### Set task
Write out each line in which the string "with" is present.

[Source code of charts]
******************************
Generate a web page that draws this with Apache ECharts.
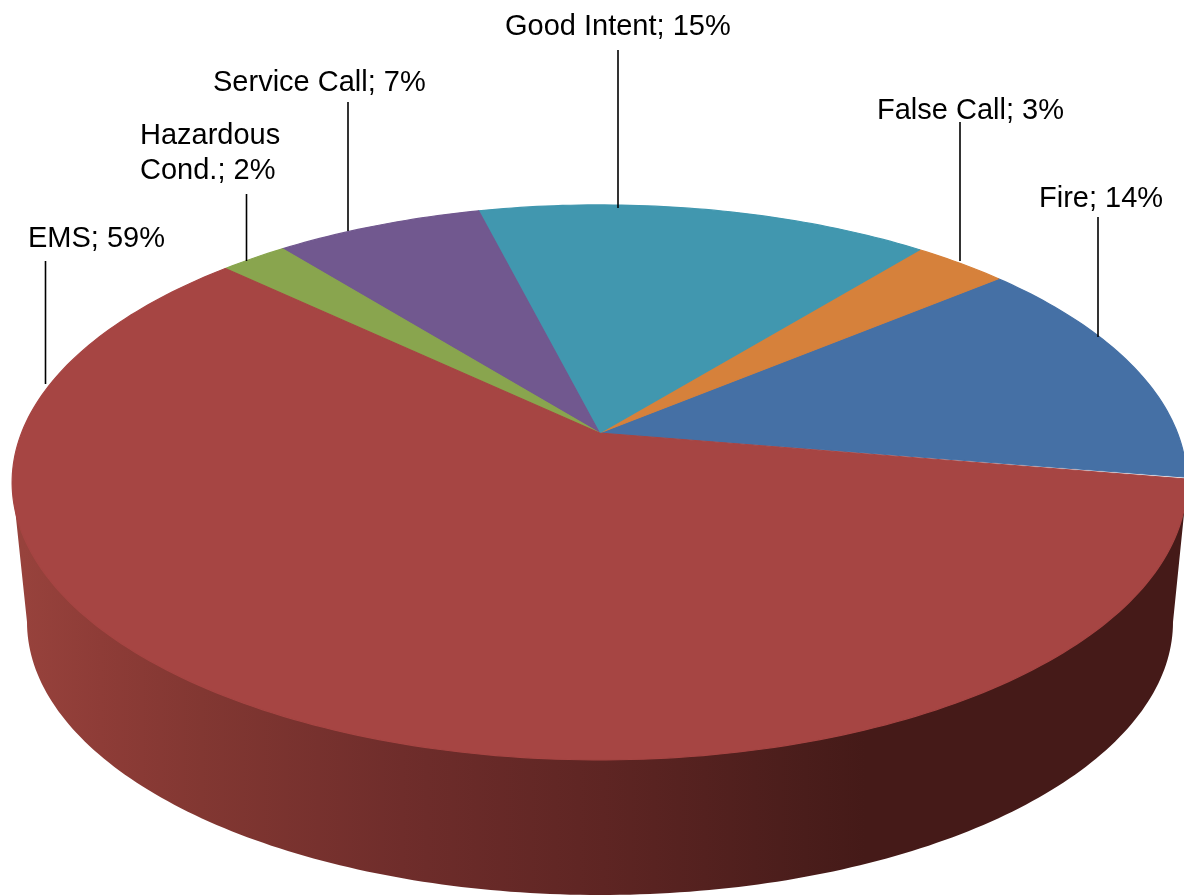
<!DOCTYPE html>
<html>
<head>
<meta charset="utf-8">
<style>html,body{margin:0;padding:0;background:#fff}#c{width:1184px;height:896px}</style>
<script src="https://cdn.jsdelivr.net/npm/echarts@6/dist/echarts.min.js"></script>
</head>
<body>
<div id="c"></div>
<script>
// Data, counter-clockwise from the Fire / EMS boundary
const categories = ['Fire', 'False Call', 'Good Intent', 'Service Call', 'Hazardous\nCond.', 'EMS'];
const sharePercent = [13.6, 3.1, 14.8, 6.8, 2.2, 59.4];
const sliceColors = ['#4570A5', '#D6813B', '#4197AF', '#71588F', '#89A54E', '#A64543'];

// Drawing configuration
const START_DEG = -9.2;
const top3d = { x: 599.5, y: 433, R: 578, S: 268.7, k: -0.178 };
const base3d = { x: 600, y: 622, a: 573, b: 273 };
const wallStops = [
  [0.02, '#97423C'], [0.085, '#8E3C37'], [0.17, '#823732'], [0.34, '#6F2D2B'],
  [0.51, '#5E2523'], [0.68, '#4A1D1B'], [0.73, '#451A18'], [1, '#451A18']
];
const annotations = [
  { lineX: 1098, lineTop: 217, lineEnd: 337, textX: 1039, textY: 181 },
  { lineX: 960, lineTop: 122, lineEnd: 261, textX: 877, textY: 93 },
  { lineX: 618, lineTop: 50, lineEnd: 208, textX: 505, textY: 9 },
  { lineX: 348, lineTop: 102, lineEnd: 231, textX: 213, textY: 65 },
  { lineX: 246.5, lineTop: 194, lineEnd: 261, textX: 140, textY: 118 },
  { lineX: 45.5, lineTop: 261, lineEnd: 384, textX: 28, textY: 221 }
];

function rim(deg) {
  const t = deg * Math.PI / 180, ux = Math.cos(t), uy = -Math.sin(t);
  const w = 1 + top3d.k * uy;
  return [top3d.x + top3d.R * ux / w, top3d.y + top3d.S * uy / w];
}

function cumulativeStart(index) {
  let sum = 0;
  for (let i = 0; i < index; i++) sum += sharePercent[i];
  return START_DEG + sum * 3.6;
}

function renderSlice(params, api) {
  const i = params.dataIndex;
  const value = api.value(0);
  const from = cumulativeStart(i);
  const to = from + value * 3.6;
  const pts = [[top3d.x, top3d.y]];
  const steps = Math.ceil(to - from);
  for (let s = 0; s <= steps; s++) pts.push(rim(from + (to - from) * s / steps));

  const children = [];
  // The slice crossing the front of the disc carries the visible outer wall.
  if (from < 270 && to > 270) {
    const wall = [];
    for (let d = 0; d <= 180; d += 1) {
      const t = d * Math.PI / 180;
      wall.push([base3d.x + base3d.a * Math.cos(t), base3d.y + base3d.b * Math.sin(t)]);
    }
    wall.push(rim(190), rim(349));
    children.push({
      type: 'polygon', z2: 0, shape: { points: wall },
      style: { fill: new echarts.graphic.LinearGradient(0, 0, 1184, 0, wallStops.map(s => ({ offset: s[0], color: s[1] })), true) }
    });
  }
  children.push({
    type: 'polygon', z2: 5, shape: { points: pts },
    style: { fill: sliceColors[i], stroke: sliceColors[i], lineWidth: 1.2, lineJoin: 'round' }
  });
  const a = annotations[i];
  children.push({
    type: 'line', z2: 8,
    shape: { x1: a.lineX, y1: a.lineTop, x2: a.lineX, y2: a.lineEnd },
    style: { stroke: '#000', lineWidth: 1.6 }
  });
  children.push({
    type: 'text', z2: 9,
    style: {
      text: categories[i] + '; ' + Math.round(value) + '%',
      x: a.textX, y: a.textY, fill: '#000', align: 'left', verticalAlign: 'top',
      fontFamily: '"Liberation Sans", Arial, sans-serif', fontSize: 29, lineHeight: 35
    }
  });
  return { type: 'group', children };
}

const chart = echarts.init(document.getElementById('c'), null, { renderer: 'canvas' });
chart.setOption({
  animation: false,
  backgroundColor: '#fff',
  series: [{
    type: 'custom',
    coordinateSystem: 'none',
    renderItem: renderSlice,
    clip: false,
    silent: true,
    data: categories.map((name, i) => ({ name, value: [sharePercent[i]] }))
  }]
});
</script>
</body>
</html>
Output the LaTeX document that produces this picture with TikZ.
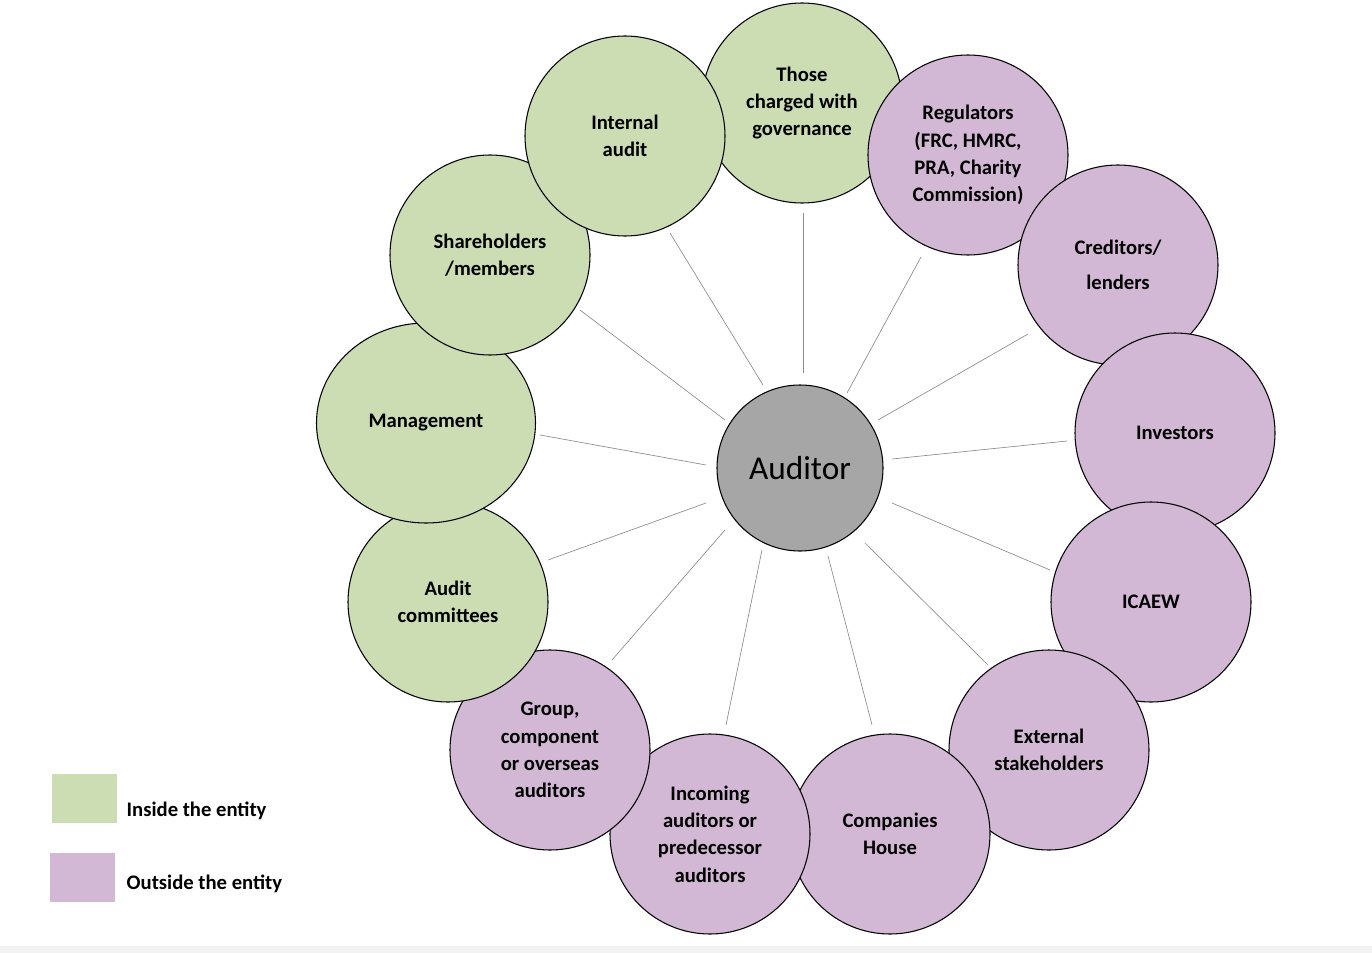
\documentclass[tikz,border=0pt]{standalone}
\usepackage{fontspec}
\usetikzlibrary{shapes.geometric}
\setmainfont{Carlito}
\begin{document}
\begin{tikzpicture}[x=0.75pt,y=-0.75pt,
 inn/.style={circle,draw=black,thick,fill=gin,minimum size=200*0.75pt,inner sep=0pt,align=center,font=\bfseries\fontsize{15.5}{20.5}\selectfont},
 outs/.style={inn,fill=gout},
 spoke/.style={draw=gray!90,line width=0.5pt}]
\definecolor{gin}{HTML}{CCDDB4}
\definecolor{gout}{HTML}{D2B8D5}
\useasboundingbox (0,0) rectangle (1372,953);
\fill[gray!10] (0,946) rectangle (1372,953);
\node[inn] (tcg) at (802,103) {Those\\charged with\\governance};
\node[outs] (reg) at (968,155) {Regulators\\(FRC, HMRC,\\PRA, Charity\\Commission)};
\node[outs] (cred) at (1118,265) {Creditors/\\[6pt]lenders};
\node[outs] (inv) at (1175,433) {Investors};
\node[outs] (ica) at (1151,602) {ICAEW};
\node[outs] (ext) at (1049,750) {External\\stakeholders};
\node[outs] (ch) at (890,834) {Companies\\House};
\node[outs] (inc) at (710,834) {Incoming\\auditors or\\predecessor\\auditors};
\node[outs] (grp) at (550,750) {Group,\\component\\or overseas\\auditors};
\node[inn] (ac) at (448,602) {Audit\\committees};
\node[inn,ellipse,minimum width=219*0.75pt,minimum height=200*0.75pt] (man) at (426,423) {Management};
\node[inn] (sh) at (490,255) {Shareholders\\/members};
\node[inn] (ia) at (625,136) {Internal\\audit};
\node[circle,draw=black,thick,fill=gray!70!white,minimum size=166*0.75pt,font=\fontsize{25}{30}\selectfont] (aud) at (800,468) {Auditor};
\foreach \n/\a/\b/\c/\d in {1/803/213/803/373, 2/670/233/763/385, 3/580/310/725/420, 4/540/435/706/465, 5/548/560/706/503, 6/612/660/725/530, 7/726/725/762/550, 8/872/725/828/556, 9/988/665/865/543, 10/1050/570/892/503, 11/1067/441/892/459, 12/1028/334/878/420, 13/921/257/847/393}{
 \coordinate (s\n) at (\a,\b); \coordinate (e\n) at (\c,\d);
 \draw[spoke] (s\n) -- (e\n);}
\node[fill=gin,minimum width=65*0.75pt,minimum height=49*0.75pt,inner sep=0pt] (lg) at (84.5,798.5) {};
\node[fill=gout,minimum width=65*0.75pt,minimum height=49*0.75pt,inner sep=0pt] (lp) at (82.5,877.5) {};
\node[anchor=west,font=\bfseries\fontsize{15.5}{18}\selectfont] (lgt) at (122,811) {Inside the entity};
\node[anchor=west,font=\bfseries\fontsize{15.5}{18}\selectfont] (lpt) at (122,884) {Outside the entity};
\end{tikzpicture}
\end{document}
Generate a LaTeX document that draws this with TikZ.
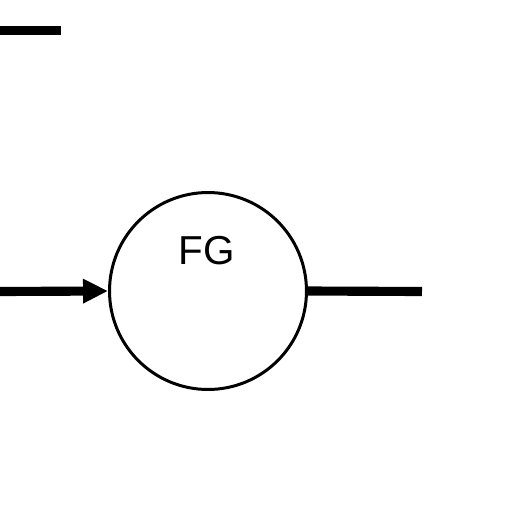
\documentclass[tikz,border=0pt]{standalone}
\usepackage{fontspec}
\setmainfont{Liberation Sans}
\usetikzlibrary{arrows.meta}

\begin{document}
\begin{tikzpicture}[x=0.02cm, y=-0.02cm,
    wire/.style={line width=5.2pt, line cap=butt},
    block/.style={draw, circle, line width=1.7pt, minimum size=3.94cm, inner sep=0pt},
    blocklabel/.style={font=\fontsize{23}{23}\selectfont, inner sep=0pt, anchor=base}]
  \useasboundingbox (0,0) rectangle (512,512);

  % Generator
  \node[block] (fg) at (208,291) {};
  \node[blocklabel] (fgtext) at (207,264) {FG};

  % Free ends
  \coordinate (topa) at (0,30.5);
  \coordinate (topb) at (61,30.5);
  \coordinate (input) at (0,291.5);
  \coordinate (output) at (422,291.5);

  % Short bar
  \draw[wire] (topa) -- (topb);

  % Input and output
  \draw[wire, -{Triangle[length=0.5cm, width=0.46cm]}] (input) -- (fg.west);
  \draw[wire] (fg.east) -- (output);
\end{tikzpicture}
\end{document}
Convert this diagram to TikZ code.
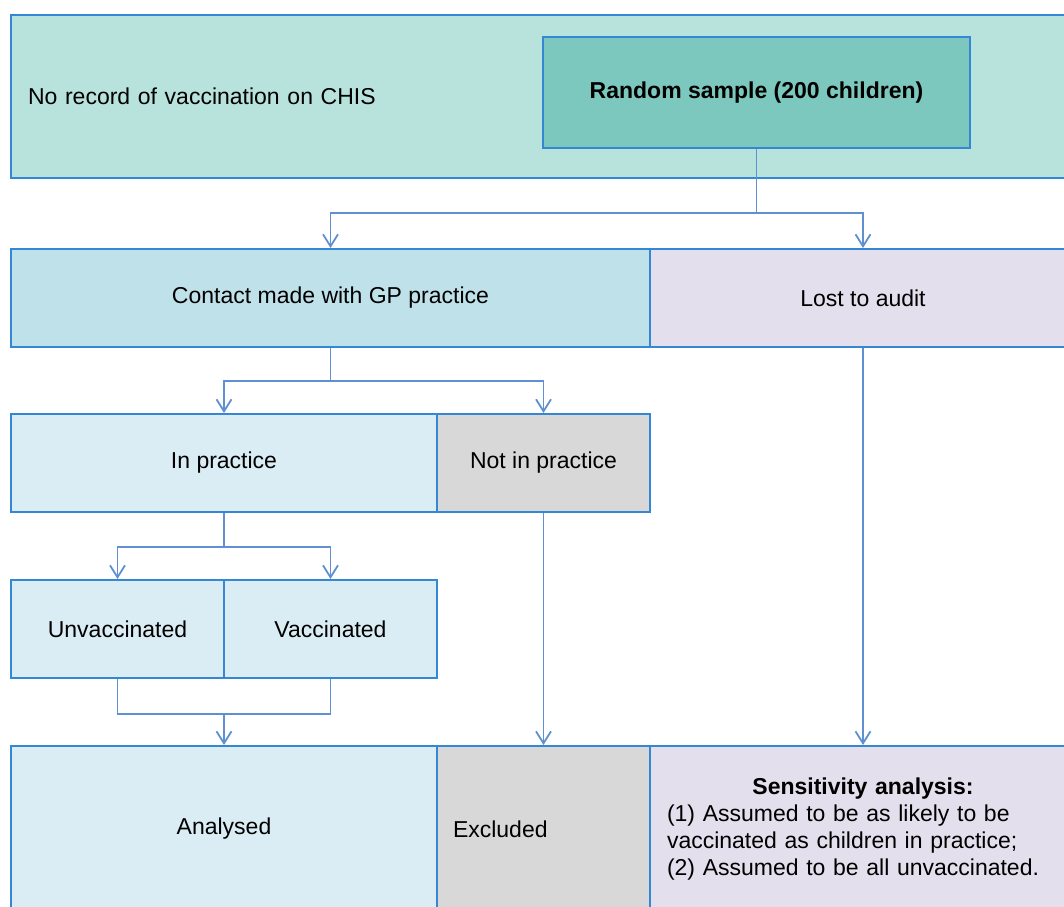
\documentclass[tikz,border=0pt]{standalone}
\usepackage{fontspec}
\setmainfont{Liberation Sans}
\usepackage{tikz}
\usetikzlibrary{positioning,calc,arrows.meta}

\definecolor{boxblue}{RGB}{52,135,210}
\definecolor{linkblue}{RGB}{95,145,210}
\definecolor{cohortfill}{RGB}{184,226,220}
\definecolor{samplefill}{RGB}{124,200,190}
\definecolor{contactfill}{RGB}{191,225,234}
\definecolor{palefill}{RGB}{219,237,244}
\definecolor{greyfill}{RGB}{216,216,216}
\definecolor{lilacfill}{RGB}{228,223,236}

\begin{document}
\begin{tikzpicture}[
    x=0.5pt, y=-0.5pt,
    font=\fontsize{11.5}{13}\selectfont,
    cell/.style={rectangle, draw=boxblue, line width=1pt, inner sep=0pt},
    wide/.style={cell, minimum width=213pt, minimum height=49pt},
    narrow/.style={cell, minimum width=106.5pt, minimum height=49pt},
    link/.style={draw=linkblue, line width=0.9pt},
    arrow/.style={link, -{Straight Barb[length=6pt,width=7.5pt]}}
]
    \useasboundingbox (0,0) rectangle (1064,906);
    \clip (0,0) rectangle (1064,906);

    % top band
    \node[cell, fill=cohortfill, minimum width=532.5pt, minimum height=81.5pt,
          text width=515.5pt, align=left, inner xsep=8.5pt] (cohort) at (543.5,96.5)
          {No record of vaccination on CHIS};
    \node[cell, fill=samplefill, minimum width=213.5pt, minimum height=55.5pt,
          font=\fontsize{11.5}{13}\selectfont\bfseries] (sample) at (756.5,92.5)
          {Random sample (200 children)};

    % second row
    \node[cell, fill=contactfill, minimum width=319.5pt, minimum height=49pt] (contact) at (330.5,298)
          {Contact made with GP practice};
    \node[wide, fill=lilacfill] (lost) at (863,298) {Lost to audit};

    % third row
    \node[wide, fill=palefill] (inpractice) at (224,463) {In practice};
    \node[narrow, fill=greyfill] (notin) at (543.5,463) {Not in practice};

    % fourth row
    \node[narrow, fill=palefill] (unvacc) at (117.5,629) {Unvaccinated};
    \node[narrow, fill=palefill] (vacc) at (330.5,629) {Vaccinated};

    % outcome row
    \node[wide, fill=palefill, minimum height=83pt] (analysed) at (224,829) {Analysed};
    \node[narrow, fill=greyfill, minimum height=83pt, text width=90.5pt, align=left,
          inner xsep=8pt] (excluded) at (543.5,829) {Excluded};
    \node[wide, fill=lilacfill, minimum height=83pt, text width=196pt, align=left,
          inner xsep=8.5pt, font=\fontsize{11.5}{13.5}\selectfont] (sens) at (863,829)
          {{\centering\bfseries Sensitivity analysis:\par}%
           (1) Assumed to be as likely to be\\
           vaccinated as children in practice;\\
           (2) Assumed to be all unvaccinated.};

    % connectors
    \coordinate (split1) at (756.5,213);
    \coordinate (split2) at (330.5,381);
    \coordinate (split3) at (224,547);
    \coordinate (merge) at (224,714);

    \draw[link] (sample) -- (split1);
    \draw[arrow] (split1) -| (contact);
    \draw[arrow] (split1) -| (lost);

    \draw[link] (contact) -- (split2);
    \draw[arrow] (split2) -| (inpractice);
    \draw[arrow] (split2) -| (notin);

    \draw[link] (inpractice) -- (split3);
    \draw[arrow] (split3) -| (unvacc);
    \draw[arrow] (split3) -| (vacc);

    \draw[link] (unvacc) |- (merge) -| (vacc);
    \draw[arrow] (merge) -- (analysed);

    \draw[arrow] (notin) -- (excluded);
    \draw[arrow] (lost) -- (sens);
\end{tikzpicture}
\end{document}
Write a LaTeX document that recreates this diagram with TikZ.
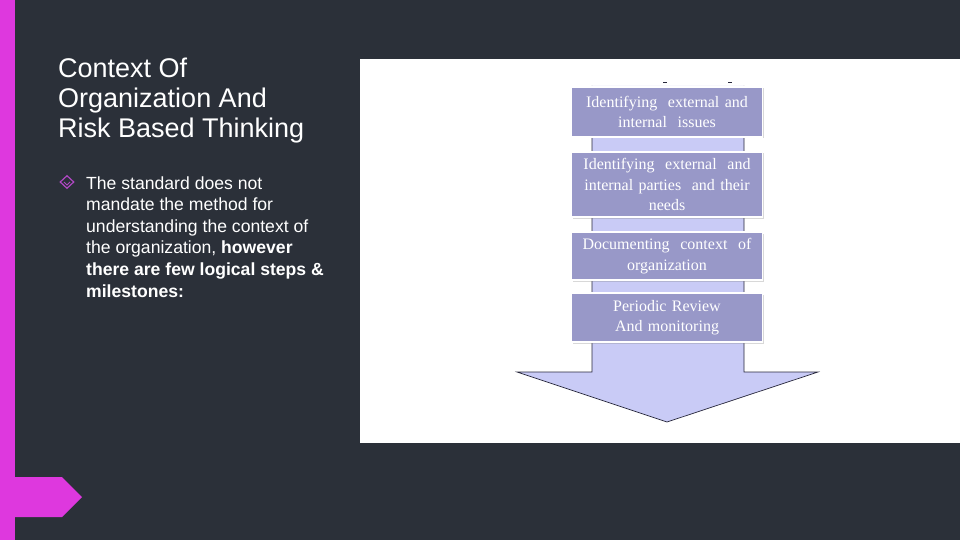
******************************
### Full output
Generate a web page that draws this with Apache ECharts.
Output the LaTeX document that produces this picture with TikZ.
\node[inn] (tcg) at (802,103) {Those\\charged with\\governance};
Generate a LaTeX document that draws this with TikZ.
          {Contact made with GP practice};
Write a LaTeX document that recreates this diagram with TikZ.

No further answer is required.